David Cameron's attack on the Budget used some well-crafted rhetoric

Having used the neat alliterative phrase ‘decade of debt’ early in his reply to Mr Darling’s Budget speech on Wednesday, David Cameron returned to it in the second part of a contrast as he began to wind up his reply.

He then followed it up with another contrast between the last Labour government and this one, a repetitively constructed three-part list and a question – technically* pretty faultless, and hardly surprising that he was rewarded with a good deal of positive media coverage.

CAMERON:
[A] The last Labour government gave us the Winter of Discontent.
[B] This Labour Government has given us the Decade of Debt.

[A] The last Labour Government left the dead unburied.
[B] This one leaves the debts unpaid.

[1] They sit there, running out of money,
[2] running out of moral authority,
[3] running out of time.

[Q] And you have to ask yourself what on earth is the point of another fourteen months of this Government of the living dead?

(* More on these rhetorical techniques and how to use them can be found in my books Lend Me Your Ears and Speech-making and Presentation Made Easy).


1 comment:

Alan Douglas said...

Dear Max,

On speaking, I have no doubt you know your stuff.
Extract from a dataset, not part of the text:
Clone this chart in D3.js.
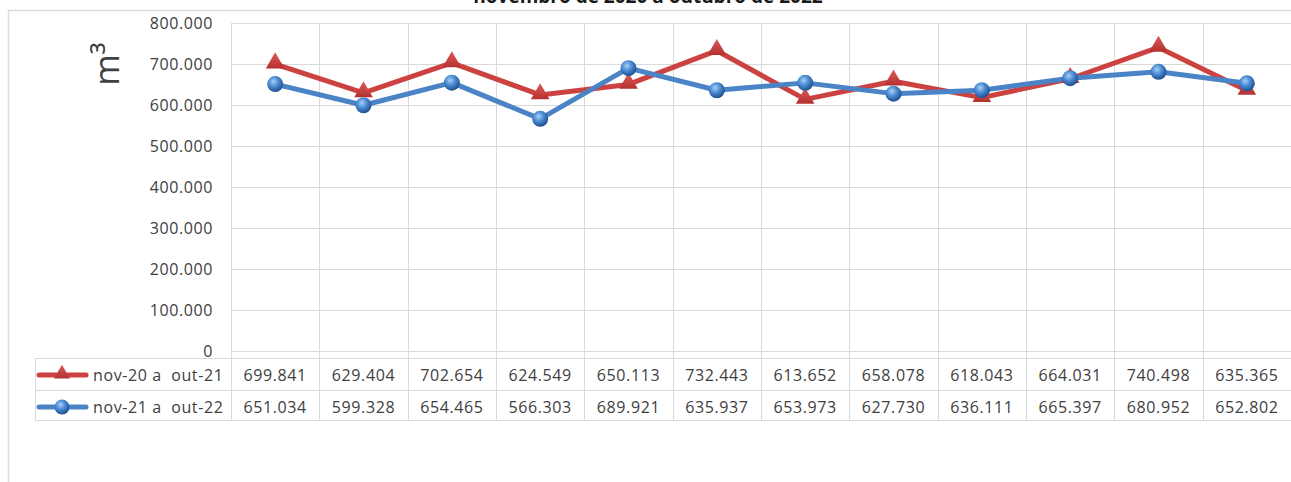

How about on visual ?

You blog header is a mess.

jottings on public speaking, presentation, conversation

and anything else that occurs to me about communication

(or life in general)

This is how I suggest you break the 3 lines - unless Big Ben still intrudes, in which case possibly break the line after "presentation"

Alan Douglas (I would have emailed, but cannot find a link) Feel free to not publish, or delete, I was really only trying to reach you.